The research, authored by a team of Bank of England economists, indicates that the process of active asset sales—where the central bank sells gilts back into the market rather than simply letting them mature—has a more pronounced effect on market pricing than previously estimated. According to the paper, the reduction of the Bank’s balance sheet has tightened financial conditions independently of changes to the benchmark Bank Rate. This "QT premium" reflects the market's need to absorb a massive influx of government debt at a time when private sector demand is being tested by global economic volatility.
Philip Aldrick, a veteran economics commentator at Bloomberg who has long tracked the intersection of UK monetary and fiscal policy, noted that these findings validate concerns held by some market participants that the Bank’s pace of tightening might be overly mechanical. Aldrick’s reporting suggests that while the Bank of England maintains that its primary tool for inflation control is the interest rate, the balance sheet reduction is no longer a "background" operation.

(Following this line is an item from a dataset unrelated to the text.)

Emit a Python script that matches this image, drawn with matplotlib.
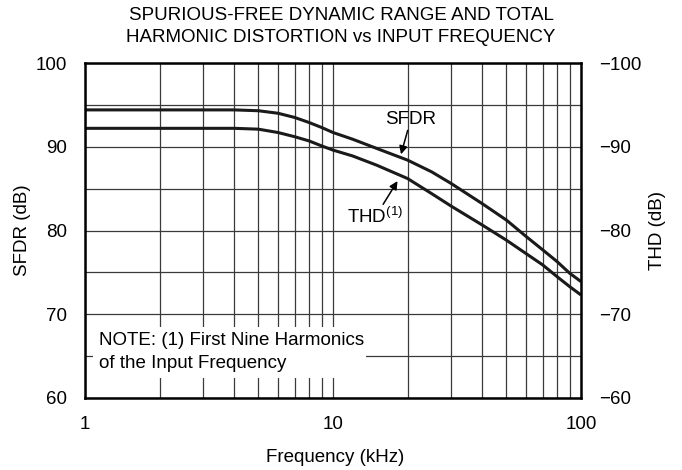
import matplotlib
matplotlib.use("Agg")
import matplotlib.pyplot as plt
from matplotlib.patches import Rectangle
import numpy as np

plt.rcParams['font.family'] = ['Liberation Sans', 'DejaVu Sans']
plt.rcParams['mathtext.fontset'] = 'custom'
plt.rcParams['mathtext.rm'] = 'Liberation Sans'
plt.rcParams['mathtext.it'] = 'Liberation Sans'
plt.rcParams['mathtext.bf'] = 'Liberation Sans:bold'

freq_khz = [1, 2, 3, 4, 5, 6, 7, 8, 9, 10, 12, 15, 20, 25, 30, 40, 50, 60, 70, 80, 90, 100]
sfdr_db = [94.4, 94.4, 94.4, 94.4, 94.3, 94.0, 93.5, 92.9, 92.3, 91.7, 90.9, 89.8, 88.4,
           87.0, 85.6, 83.2, 81.25, 79.3, 77.7, 76.3, 74.9, 73.9]
thd_db = [92.2, 92.2, 92.2, 92.2, 92.1, 91.7, 91.2, 90.7, 90.1, 89.6, 88.9, 87.8, 86.2,
          84.4, 82.9, 80.65, 78.85, 77.25, 75.9, 74.5, 73.3, 72.3]

left_ticks = [60, 70, 80, 90, 100]
right_ticks = [-60, -70, -80, -90, -100]
x_ticks = [1, 10, 100]

FS = 13.5
W, H = 682, 470
fig = plt.figure(figsize=(W / 100, H / 100), dpi=100)
ax = fig.add_axes([85 / W, 1 - 398 / H, (581 - 85) / W, (398 - 63) / H])

ax.set_xscale('log')
ax.set_xlim(1, 100)
ax.set_ylim(60, 100)
ax.set_axisbelow(True)

ax.set_xticks(x_ticks)
ax.set_xticklabels([str(t) for t in x_ticks])
ax.xaxis.set_minor_locator(matplotlib.ticker.LogLocator(base=10, subs=np.arange(2, 10)))
ax.xaxis.set_minor_formatter(matplotlib.ticker.NullFormatter())
ax.set_yticks(left_ticks)
ax.yaxis.set_minor_locator(matplotlib.ticker.MultipleLocator(5))

ax.grid(True, which='both', color='#3a3a3a', linewidth=0.9)
ax.tick_params(which='both', length=0)
ax.tick_params(axis='y', pad=13, labelsize=FS)
ax.tick_params(axis='x', pad=13, labelsize=FS)

for s in ax.spines.values():
    s.set_linewidth(1.8)
    s.set_color('black')

# note box covering grid
ax.add_patch(Rectangle((1.077, 62.4), 13.6 - 1.077, 68.5 - 62.4, facecolor='white',
                       edgecolor='none', zorder=1))
ax.text(1.139, 100 - (341 - 63) / 8.375, 'NOTE: (1) First Nine Harmonics', fontsize=FS,
        va='center', ha='left', zorder=3)
ax.text(1.139, 100 - (364 - 63) / 8.375, 'of the Input Frequency', fontsize=FS,
        va='center', ha='left', zorder=3)

ax.plot(freq_khz, sfdr_db, color='#1a1a1a', linewidth=2.2, zorder=2, solid_capstyle='butt')
ax.plot(freq_khz, thd_db, color='#1a1a1a', linewidth=2.2, zorder=2, solid_capstyle='butt')

arrow = dict(arrowstyle='-|>', color='black', lw=1.1, mutation_scale=12, shrinkA=0, shrinkB=0)
ax.annotate('SFDR', xy=(18.8, 89.1), xytext=(20.6, 93.3), fontsize=FS,
            ha='center', va='center', arrowprops=arrow)
ax.annotate('THD$^{(1)}$', xy=(18.2, 85.9), xytext=(14.8, 81.6), fontsize=FS,
            ha='center', va='center', arrowprops=arrow)

ax.set_xlabel('Frequency (kHz)', fontsize=FS)
ax.xaxis.set_label_coords((335 - 85) / (581 - 85), -(458 - 398) / (398 - 63))
ax.xaxis.label.set_va('center')
ax.set_ylabel('SFDR (dB)', fontsize=FS)
ax.yaxis.set_label_coords(-(85 - 23) / (581 - 85), 0.5)
ax.yaxis.label.set_va('center')

ax2 = ax.twinx()
ax2.set_ylim(-60, -100)
ax2.set_yticks(right_ticks)
ax2.tick_params(length=0, pad=13, labelsize=FS)
for s in ax2.spines.values():
    s.set_visible(False)
ax2.set_ylabel('THD (dB)', fontsize=FS)
ax2.yaxis.set_label_coords(1 + (657 - 581) / (581 - 85), 0.5)
ax2.yaxis.label.set_va('center')

fig.text(341 / W, 1 - 15 / H, 'SPURIOUS-FREE DYNAMIC RANGE AND TOTAL', fontsize=FS,
         ha='center', va='center')
fig.text(341 / W, 1 - 38 / H, 'HARMONIC DISTORTION vs INPUT FREQUENCY', fontsize=FS,
         ha='center', va='center')

fig.savefig('out.png', dpi=100)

His analysis often highlights the friction between the Bank’s independence and the Treasury’s fiscal requirements, a stance that has occasionally put him at odds with official central bank rhetoric downplaying the market impact of QT.

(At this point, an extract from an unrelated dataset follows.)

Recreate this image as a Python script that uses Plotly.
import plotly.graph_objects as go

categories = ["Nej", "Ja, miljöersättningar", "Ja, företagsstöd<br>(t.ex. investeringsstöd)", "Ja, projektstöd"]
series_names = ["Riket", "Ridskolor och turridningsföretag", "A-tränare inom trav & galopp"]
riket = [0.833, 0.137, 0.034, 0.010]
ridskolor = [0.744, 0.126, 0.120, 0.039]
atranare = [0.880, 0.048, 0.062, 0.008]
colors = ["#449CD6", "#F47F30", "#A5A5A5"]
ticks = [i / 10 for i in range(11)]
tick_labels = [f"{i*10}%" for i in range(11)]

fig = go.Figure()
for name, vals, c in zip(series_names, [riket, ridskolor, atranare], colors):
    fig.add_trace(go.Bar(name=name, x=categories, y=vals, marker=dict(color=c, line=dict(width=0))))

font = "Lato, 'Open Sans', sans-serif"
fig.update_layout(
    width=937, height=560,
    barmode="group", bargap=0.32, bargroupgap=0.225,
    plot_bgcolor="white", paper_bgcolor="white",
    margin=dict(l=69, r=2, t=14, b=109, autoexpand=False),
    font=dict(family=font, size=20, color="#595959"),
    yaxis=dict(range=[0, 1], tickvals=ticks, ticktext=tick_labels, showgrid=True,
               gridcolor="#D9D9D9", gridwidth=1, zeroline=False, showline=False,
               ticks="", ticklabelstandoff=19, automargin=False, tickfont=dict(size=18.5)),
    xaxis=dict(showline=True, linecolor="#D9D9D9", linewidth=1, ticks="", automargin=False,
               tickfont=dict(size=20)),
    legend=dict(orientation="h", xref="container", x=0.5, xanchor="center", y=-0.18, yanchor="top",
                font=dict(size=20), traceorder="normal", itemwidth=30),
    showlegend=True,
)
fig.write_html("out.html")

The paper’s conclusions do not yet represent a formal consensus among the Monetary Policy Committee (MPC), and the authors explicitly state that the views expressed are their own. Within the broader financial community, the 45-basis-point estimate is viewed with a degree of caution. Some sell-side analysts argue that the rise in gilt yields is more closely tied to global "higher-for-longer" interest rate expectations and the specific fiscal trajectory of the UK government rather than the technicalities of central bank asset sales. This perspective suggests that the Bank of England’s staff paper may be over-attributing yield movements to QT while underestimating the role of international capital flows.

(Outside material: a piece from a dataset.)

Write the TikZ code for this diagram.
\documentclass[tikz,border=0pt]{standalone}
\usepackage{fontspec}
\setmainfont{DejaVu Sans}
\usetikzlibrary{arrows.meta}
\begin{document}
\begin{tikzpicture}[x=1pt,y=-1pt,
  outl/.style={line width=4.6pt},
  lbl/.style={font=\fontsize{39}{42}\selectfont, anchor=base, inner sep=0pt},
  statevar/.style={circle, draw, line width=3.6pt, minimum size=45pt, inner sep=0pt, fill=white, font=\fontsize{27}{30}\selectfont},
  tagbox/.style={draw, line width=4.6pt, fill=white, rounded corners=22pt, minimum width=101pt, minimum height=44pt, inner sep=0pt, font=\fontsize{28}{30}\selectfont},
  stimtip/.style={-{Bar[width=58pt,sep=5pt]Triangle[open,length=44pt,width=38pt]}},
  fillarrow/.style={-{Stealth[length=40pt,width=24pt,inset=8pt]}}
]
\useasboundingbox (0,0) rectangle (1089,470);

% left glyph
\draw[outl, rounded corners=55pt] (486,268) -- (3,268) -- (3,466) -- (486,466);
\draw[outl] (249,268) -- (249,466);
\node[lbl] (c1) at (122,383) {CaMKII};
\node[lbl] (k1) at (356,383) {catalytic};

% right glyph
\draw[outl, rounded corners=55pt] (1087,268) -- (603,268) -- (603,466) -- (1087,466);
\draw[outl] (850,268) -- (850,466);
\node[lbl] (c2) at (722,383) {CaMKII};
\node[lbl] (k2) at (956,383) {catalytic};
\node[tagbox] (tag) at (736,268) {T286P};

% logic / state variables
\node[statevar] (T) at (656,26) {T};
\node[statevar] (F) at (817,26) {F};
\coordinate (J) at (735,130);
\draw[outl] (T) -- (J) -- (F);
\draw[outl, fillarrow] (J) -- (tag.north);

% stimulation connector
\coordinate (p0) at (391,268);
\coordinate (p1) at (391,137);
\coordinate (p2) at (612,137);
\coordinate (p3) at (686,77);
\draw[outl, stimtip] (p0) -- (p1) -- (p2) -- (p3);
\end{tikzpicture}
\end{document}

There are also significant uncertainties regarding the "stock versus flow" effect of these sales. The staff paper assumes that the impact of QT is persistent, yet some economists at institutions like Barclays and HSBC have previously suggested that the market eventually "digests" these sales, leading to a stabilization of yields over time. If the 45-basis-point impact is indeed a permanent structural shift, it would mean the UK government is facing billions of pounds in additional annual debt-servicing costs that were not fully accounted for in earlier fiscal projections. This fiscal drag could limit the government's ability to implement tax cuts or infrastructure spending without further stoking inflationary pressures or requiring even higher levels of debt issuance.